To the Sea
I need to go to the ocean
And maybe the sea needs me back
I need to walk on sandy footing
Where stronger steps have tracked
To see the power of the waves
And feel a current where nothing stays
I need to go to the ocean
And hear song of something more
To see the line of a horizon
And heal the wounds that still are sore
To feel my feet begin to sink
Beneath a world made for leaving
And my lids begin to close
Over eyes meant for seeing
We had the absolute most perfect family vacation to Florida a week ago. It was our first “big” vacation with just the 6 of us since Sunley was born, which meant a lot to my travel-loving, travel-starved soul. It was a dual-purpose trip to spend time together as a family, but also to visit our dear friends, the Finns, who live just an hour away from St. Augustine. We got a big ole beach house and we were able to see Geoff, Rachel, Bear, and Ivy every day we were there. For anyone who doesn’t remember, Ivy was one of our leftie besties during our year in Houston in 2018 (Ivy is missing the left side of her heart, and Sunley is missing the right side, so they have similar surgical paths). She is also the last of our little heart family to be receiving her Fontan surgery, which is scheduled for late this summer (to support the Finn family and follow her journey, click here).

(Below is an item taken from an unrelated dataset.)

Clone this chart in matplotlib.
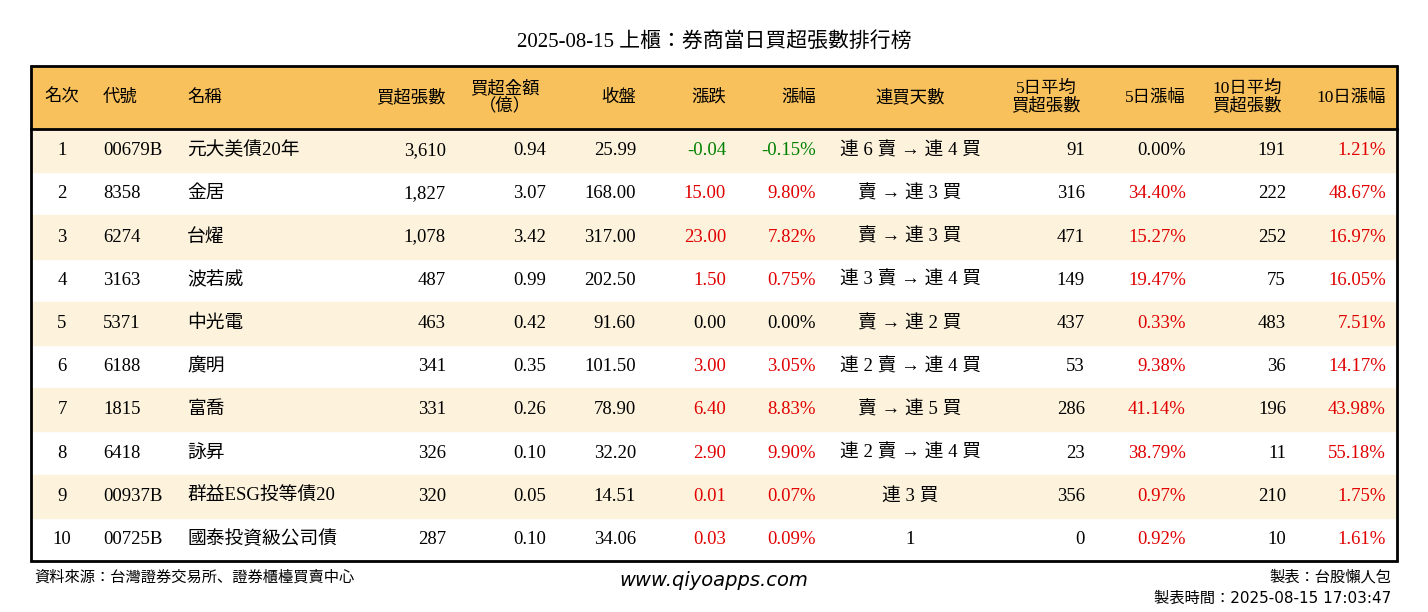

Rachel and I have been dreaming of getting our kids together since we left Houston in 2019. We’ve managed to keep in touch (understatement) with each other and with Leslie (Oliver’s mom), and even had a brief heart mom reunion in Houston last fall while Oliver was waiting for his heart transplant. But all three of our babies (Oliver, Sunley, and Ivy) have never been in the same room. Someday.

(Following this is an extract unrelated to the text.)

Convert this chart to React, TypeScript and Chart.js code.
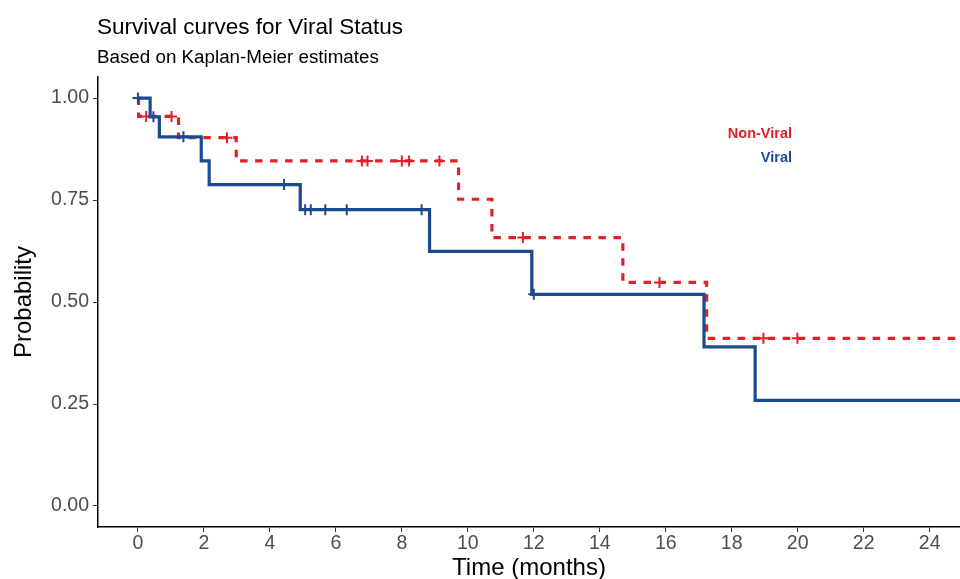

It was simple and perfect and fulfilling seeing all six of the kids reunited and playing on the beach together. The big kids remembered each other from their 2018 days, and from Marco Polo chats since then, and they all got along so well. There was a moment on our last night with a perfect sunset floating in the backdrop when I turned to Rachel and just said, “This is exactly what we were dreaming of inside the hospital.” Moments like that feel so full circle, and I have no doubt that God designed that sunset to draw our attention to the depths of our joy.
There’s just something about the ocean that calms my spirit, and I’ll be taking my mind back there over and over again as needed. Thank goodness for sunsets. Thank goodness for oceans. Thank goodness for the cracks that medical parenting has created. God fills them all.